• DESCRIPTION OF THE TASK
Return only the lines from the top of the data down to the one that holds "1', 'Apr 20'];", both included, without any pictures.
........
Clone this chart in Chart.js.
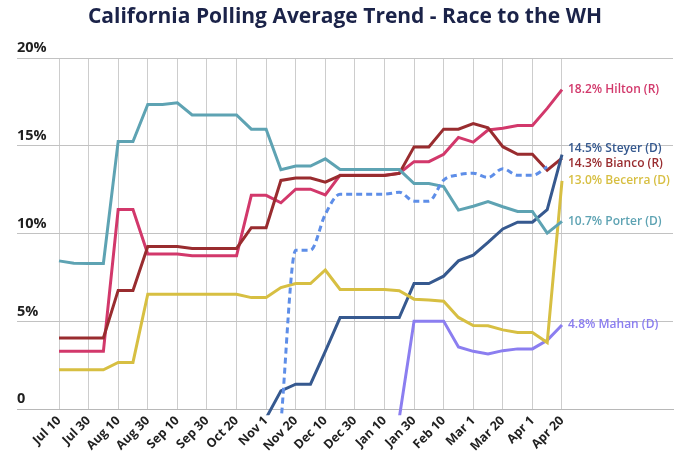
<!DOCTYPE html>
<html>
<head>
<meta charset="utf-8">
<script src="https://cdn.jsdelivr.net/npm/chart.js@4.4.1/dist/chart.umd.min.js"></script>
<style>
  html, body { margin: 0; padding: 0; background: #fff; }
  canvas { display: block; }
</style>
</head>
<body>
<canvas id="chart" width="680" height="462"></canvas>
<script>
// tick labels on the x axis (one per gridline, data points sit at half steps)
const xLabels = ['Jul 10', 'Jul 30', 'Aug 10', 'Aug 30', 'Sep 10', 'Sep 30', 'Oct 20', 'Nov 1', 'Nov 20',
	'Dec 10', 'Dec 30', 'Jan 10', 'Jan 30', 'Feb 10', 'Mar 1', 'Mar 20', 'Apr 1', 'Apr 20'];

const yTicks = [0, 5, 10, 15, 20];

const hilton = [3.3, 3.3, 3.3, 3.3, 11.37, 11.37, 8.84, 8.84, 8.84, 8.74, 8.74, 8.74, 8.74, 12.18, 12.18, 11.76, 12.53, 12.53,
	12.2, 13.33, 13.33, 13.33, 13.33, 13.44, 14.1, 14.1, 14.52, 15.48, 15.21, 15.9, 16.0, 16.16, 16.16, 17.13, 18.2];

const bianco = [4.06, 4.06, 4.06, 4.06, 6.77, 6.77, 9.27, 9.27, 9.27, 9.16, 9.16, 9.16, 9.16, 10.34, 10.34, 13.03, 13.17, 13.17,
	12.93, 13.31, 13.31, 13.31, 13.31, 13.43, 14.94, 14.94, 15.95, 15.95, 16.27, 16.02, 14.95, 14.52, 14.52, 13.61, 14.3];

const steyer = [null, null, null, null, null, null, null, null, null, null, null, null, null, null, -0.5, 1.05, 1.43, 1.43,
	3.3, 5.22, 5.22, 5.22, 5.22, 5.22, 7.16, 7.16, 7.58, 8.45, 8.78, 9.5, 10.27, 10.65, 10.65, 11.37, 14.5];

const becerra = [2.25, 2.25, 2.25, 2.25, 2.67, 2.67, 6.55, 6.55, 6.55, 6.55, 6.55, 6.55, 6.55, 6.36, 6.36, 6.93, 7.16, 7.16,
	7.93, 6.82, 6.82, 6.82, 6.82, 6.75, 6.27, 6.22, 6.15, 5.23, 4.77, 4.75, 4.52, 4.37, 4.37, 3.8, 13.0];

const porter = [8.45, 8.32, 8.3, 8.3, 15.25, 15.25, 17.35, 17.35, 17.45, 16.76, 16.76, 16.76, 16.76, 15.95, 15.95, 13.64, 13.85, 13.85,
	14.26, 13.65, 13.65, 13.65, 13.65, 13.65, 12.85, 12.85, 12.68, 11.34, 11.56, 11.83, 11.53, 11.26, 11.26, 10.03, 10.7];

const mahan = [null, null, null, null, null, null, null, null, null, null, null, null, null, null, null, null, null, null,
	null, null, null, null, null, -0.5, 5.02, 5.02, 5.02, 3.55, 3.3, 3.15, 3.34, 3.44, 3.44, 3.93, 4.8];

// dashed line, no end label in the original
const dashed = [null, null, null, null, null, null, null, null, null, null, null, null, null, null, null, -0.8, 9.06, 9.06,
	11.1, 12.25, 12.25, 12.25, 12.25, 12.36, 11.85, 11.85, 13.05, 13.35, 13.44, 13.2, 13.7, 13.32, 13.32, 13.8, null];

const FONT = '"Open Sans", "DejaVu Sans", sans-serif';

function toPoints(values) {
	return values.map((v, i) => ({ x: i, y: v }));
}

function line(label, values, color, extra) {
	return Object.assign({
		label: label,
		data: toPoints(values),
		borderColor: color,
		backgroundColor: color,
		borderWidth: 3,
		pointRadius: 0,
		tension: 0,
		fill: false,
		clip: { left: false, top: false, right: false, bottom: 6 }
	}, extra || {});
}

// end labels next to the last point of each named line
const endLabels = {
	id: 'endLabels',
	afterDatasetsDraw(chart) {
		const { ctx, scales: { x, y } } = chart;
		const nudge = { 'Steyer (D)': -6, 'Bianco (R)': 5.5 };
		ctx.save();
		ctx.font = '600 12px ' + FONT;
		ctx.textAlign = 'left';
		ctx.textBaseline = 'middle';
		chart.data.datasets.forEach((ds) => {
			if (!ds.endLabel) return;
			const last = ds.data[ds.data.length - 1];
			const px = x.getPixelForValue(last.x) + 6;
			const py = y.getPixelForValue(last.y) + (nudge[ds.label] || 0);
			ctx.fillStyle = ds.borderColor;
			ctx.fillText(last.y.toFixed(1) + '% ' + ds.label, px, py);
		});
		ctx.restore();
	}
};

const config = {
	type: 'line',
	data: {
		datasets: [
			line('', dashed, '#5e8ee8', { borderDash: [6, 4], cubicInterpolationMode: 'monotone' }),
			line('Porter (D)', porter, '#5ea3b3', { endLabel: true }),
			line('Becerra (D)', becerra, '#d7bf42', { endLabel: true }),
			line('Mahan (D)', mahan, '#8b7ef0', { endLabel: true }),
			line('Steyer (D)', steyer, '#36598f', { endLabel: true }),
			line('Bianco (R)', bianco, '#992c2f', { endLabel: true }),
			line('Hilton (R)', hilton, '#d2386b', { endLabel: true })
		]
	},
	options: {
		responsive: false,
		animation: false,
		devicePixelRatio: 1,
		layout: {
			padding: { left: 17, right: 7, top: 0, bottom: 4 }
		},
		plugins: {
			legend: { display: false },
			tooltip: { enabled: false },
			title: {
				display: true,
				text: 'California Polling Average Trend - Race to the WH',
				color: '#1b2349',
				font: { family: FONT, size: 21, weight: 'bold' },
				padding: { top: 4, bottom: 28.8 }
			}
		},
		scales: {
			x: {
				type: 'linear',
				min: -2.839,
				max: 41.503,
				afterBuildTicks(scale) {
					scale.ticks = xLabels.map((_, i) => ({ value: i * 2 }));
				},
				grid: { color: '#cdcdcd', lineWidth: 1, drawTicks: false },
				border: { display: true, color: '#b8b8b8', width: 1 },
				ticks: {
					autoSkip: false,
					minRotation: 45,
					maxRotation: 45,
					padding: 4,
					color: '#1f1f1f',
					font: { family: FONT, size: 12.5, weight: 'bold' },
					callback: (v) => xLabels[v / 2]
				}
			},
			y: {
				min: 0,
				max: 20,
				afterBuildTicks(scale) {
					scale.ticks = yTicks.map((v) => ({ value: v }));
				},
				grid: { color: '#c2c2c2', lineWidth: 1, drawTicks: false },
				border: { display: false },
				ticks: {
					mirror: true,
					padding: 0,
					labelOffset: -10,
					color: '#1f1f1f',
					font: { family: FONT, size: 14.5, weight: 'bold' },
					callback: (v) => v === 0 ? '0' : v + '%'
				}
			}
		}
	},
	plugins: [endLabels]
};

new Chart(document.getElementById('chart'), config);
</script>
</body>
</html>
........
• RESPONSE FOR THIS EXERCISE
Clone this chart in Chart.js.
<!DOCTYPE html>
<html>
<head>
<meta charset="utf-8">
<script src="https://cdn.jsdelivr.net/npm/chart.js@4.4.1/dist/chart.umd.min.js"></script>
<style>
  html, body { margin: 0; padding: 0; background: #fff; }
  canvas { display: block; }
</style>
</head>
<body>
<canvas id="chart" width="680" height="462"></canvas>
<script>
// tick labels on the x axis (one per gridline, data points sit at half steps)
const xLabels = ['Jul 10', 'Jul 30', 'Aug 10', 'Aug 30', 'Sep 10', 'Sep 30', 'Oct 20', 'Nov 1', 'Nov 20',
	'Dec 10', 'Dec 30', 'Jan 10', 'Jan 30', 'Feb 10', 'Mar 1', 'Mar 20', 'Apr 1', 'Apr 20'];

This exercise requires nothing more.